**Data extract**

>> START

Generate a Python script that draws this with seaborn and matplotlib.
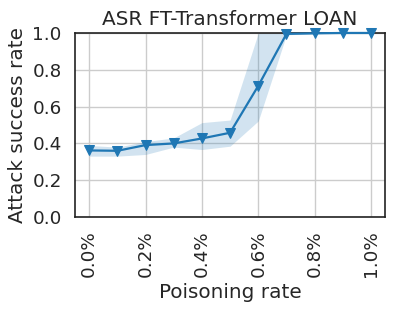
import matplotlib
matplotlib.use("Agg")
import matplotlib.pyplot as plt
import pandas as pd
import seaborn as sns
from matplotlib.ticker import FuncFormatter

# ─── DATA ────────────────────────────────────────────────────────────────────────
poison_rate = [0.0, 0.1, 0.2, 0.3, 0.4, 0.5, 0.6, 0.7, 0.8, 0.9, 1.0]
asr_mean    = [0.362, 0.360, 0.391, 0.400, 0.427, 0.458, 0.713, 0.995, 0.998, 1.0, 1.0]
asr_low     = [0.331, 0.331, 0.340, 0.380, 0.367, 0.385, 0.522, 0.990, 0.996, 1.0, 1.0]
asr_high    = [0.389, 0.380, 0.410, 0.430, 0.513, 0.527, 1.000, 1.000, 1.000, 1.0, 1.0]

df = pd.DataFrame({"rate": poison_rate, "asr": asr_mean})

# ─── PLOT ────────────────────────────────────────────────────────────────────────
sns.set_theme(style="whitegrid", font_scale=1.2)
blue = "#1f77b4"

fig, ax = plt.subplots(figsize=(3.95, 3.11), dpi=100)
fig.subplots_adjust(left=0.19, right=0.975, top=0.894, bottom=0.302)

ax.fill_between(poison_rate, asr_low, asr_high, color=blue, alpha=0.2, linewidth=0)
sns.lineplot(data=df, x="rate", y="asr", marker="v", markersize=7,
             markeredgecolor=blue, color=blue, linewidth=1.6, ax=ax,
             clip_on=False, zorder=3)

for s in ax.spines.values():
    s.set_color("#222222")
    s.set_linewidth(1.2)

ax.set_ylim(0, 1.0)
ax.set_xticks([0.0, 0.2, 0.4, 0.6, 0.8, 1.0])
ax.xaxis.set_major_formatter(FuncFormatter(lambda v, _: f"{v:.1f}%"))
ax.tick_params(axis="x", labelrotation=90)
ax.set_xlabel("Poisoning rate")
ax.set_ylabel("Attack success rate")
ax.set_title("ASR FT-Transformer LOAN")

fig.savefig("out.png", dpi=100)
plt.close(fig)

>> END
>> START

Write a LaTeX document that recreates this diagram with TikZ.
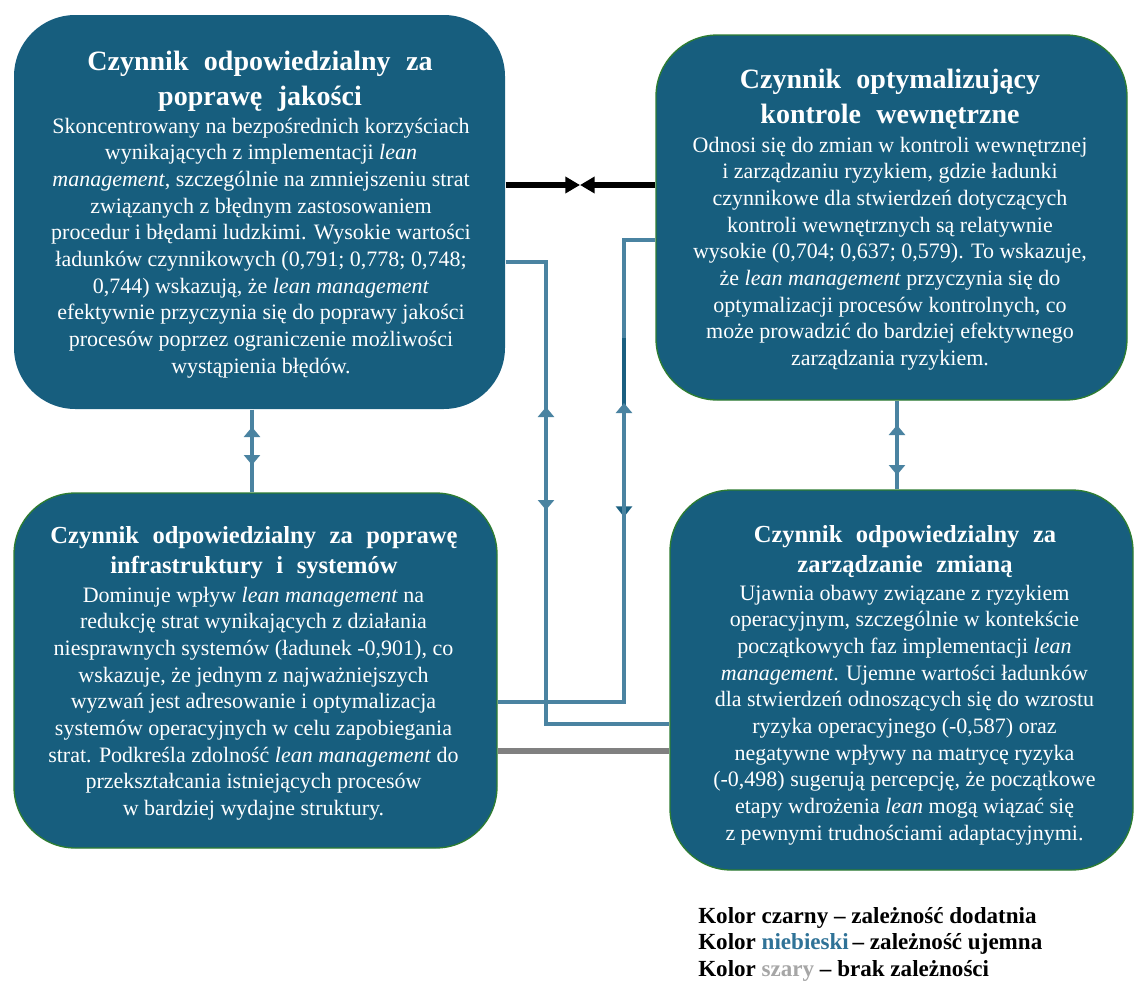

>> END
>> START

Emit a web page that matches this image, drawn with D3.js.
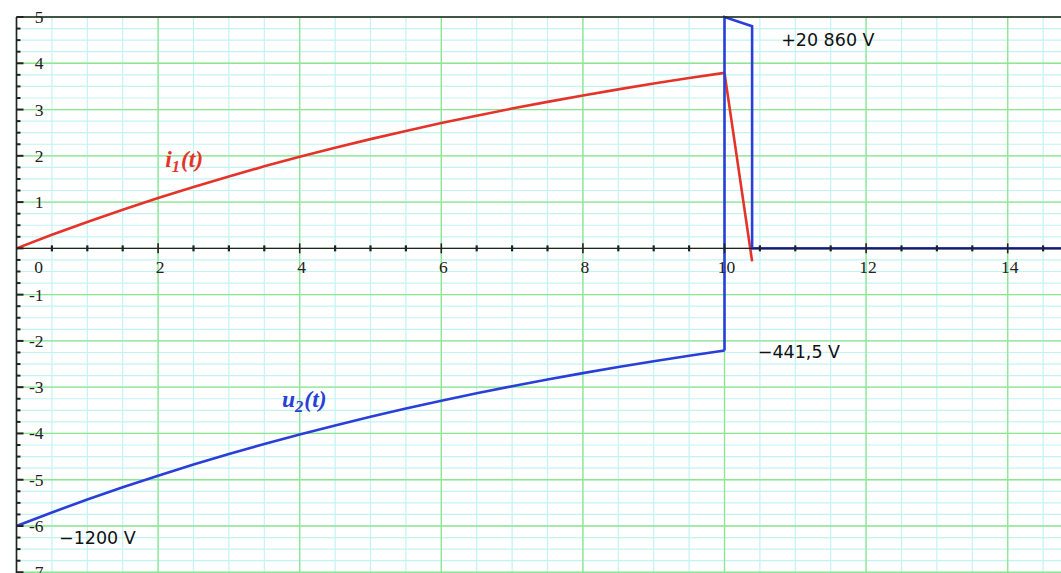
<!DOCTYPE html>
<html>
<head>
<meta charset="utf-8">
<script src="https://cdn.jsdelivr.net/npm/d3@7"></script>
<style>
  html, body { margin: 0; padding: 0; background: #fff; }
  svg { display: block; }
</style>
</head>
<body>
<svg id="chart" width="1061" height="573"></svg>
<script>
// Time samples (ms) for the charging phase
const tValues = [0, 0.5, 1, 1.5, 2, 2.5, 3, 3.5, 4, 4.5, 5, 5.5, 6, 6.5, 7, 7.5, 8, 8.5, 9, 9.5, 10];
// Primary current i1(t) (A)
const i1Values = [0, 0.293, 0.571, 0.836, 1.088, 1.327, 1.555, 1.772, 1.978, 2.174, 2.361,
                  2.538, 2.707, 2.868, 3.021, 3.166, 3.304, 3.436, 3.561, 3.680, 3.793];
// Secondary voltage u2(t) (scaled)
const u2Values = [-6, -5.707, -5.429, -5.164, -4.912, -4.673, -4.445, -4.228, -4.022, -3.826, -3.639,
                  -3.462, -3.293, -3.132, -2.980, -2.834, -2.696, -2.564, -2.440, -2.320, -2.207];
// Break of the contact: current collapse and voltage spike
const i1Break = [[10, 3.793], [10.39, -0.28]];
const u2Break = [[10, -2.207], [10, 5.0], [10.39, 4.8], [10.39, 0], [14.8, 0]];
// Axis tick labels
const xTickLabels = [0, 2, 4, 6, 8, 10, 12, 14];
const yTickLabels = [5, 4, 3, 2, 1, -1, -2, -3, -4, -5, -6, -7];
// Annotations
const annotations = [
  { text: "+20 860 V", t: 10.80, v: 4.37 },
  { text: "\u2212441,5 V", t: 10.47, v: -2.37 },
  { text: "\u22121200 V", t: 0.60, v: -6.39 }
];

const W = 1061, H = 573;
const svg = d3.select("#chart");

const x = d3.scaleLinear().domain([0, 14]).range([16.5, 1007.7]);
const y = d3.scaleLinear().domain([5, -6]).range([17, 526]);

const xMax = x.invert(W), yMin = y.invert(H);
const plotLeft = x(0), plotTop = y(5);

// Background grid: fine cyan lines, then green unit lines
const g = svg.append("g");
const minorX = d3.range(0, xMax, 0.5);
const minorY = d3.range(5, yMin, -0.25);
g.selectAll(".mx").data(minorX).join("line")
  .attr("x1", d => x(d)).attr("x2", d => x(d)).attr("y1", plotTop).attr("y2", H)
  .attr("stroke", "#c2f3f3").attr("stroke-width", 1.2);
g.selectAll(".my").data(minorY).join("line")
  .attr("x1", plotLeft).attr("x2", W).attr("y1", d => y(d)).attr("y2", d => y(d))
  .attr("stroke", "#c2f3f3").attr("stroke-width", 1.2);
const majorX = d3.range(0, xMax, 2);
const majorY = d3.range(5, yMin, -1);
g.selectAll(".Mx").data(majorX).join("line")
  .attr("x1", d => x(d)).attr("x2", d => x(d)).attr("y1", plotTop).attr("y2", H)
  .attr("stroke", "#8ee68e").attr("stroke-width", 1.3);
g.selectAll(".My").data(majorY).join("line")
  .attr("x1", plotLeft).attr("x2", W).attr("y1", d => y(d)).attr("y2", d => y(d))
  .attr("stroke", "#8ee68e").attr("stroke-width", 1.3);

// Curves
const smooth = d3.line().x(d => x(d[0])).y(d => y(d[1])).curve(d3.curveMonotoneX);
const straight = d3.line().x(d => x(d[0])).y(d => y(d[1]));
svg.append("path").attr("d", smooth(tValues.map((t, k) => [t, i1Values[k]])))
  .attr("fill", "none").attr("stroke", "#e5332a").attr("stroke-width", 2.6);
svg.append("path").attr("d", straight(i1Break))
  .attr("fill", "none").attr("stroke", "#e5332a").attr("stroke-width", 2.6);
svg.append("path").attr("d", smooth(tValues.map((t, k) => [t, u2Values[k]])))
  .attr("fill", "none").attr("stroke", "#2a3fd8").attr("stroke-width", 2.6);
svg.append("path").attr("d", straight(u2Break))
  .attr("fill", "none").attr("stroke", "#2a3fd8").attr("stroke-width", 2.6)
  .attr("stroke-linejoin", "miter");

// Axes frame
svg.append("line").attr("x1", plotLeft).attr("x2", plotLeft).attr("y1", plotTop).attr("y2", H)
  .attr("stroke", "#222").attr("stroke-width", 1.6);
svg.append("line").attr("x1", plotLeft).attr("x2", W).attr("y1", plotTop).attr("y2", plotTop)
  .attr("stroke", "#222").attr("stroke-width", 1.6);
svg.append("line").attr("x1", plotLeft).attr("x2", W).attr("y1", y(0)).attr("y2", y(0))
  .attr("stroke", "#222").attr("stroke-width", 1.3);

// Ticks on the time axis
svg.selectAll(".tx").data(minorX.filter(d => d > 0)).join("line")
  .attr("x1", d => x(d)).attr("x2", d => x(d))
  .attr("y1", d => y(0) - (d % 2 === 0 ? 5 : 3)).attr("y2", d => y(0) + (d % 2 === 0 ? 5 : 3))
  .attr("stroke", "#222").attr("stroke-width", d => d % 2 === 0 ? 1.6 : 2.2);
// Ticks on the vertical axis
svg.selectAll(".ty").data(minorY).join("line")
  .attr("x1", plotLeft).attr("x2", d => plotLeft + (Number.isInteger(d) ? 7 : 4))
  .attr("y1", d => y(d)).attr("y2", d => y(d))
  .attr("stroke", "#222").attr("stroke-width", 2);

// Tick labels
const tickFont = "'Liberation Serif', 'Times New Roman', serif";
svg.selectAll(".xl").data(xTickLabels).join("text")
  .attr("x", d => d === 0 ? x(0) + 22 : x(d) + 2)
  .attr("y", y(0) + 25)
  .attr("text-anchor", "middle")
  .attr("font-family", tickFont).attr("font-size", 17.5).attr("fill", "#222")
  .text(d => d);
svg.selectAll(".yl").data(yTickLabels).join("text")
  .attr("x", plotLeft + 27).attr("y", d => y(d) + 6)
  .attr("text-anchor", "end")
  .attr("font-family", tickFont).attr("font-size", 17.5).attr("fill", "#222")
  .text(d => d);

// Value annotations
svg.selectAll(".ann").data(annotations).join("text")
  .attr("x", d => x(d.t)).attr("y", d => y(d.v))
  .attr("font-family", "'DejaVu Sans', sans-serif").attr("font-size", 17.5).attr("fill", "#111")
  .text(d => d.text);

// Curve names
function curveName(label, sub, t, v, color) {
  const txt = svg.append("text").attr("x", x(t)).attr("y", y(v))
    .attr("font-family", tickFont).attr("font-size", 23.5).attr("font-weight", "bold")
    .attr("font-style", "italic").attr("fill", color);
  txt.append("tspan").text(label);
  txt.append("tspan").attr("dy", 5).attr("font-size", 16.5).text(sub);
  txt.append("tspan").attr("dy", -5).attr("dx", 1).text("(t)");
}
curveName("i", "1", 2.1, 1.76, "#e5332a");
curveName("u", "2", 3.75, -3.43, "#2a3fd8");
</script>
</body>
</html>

>> END

**Problem**
Word for word, retype the lines in the entries above that run from the one with "Generate a Python" through the one with "plt.close(fig)". Both ends count; pictures do not.

**Task result**
Generate a Python script that draws this with seaborn and matplotlib.
import matplotlib
matplotlib.use("Agg")
import matplotlib.pyplot as plt
import pandas as pd
import seaborn as sns
from matplotlib.ticker import FuncFormatter

# ─── DATA ────────────────────────────────────────────────────────────────────────
poison_rate = [0.0, 0.1, 0.2, 0.3, 0.4, 0.5, 0.6, 0.7, 0.8, 0.9, 1.0]
asr_mean    = [0.362, 0.360, 0.391, 0.400, 0.427, 0.458, 0.713, 0.995, 0.998, 1.0, 1.0]
asr_low     = [0.331, 0.331, 0.340, 0.380, 0.367, 0.385, 0.522, 0.990, 0.996, 1.0, 1.0]
asr_high    = [0.389, 0.380, 0.410, 0.430, 0.513, 0.527, 1.000, 1.000, 1.000, 1.0, 1.0]

df = pd.DataFrame({"rate": poison_rate, "asr": asr_mean})

# ─── PLOT ────────────────────────────────────────────────────────────────────────
sns.set_theme(style="whitegrid", font_scale=1.2)
blue = "#1f77b4"

fig, ax = plt.subplots(figsize=(3.95, 3.11), dpi=100)
fig.subplots_adjust(left=0.19, right=0.975, top=0.894, bottom=0.302)

ax.fill_between(poison_rate, asr_low, asr_high, color=blue, alpha=0.2, linewidth=0)
sns.lineplot(data=df, x="rate", y="asr", marker="v", markersize=7,
             markeredgecolor=blue, color=blue, linewidth=1.6, ax=ax,
             clip_on=False, zorder=3)

for s in ax.spines.values():
    s.set_color("#222222")
    s.set_linewidth(1.2)

ax.set_ylim(0, 1.0)
ax.set_xticks([0.0, 0.2, 0.4, 0.6, 0.8, 1.0])
ax.xaxis.set_major_formatter(FuncFormatter(lambda v, _: f"{v:.1f}%"))
ax.tick_params(axis="x", labelrotation=90)
ax.set_xlabel("Poisoning rate")
ax.set_ylabel("Attack success rate")
ax.set_title("ASR FT-Transformer LOAN")

fig.savefig("out.png", dpi=100)
plt.close(fig)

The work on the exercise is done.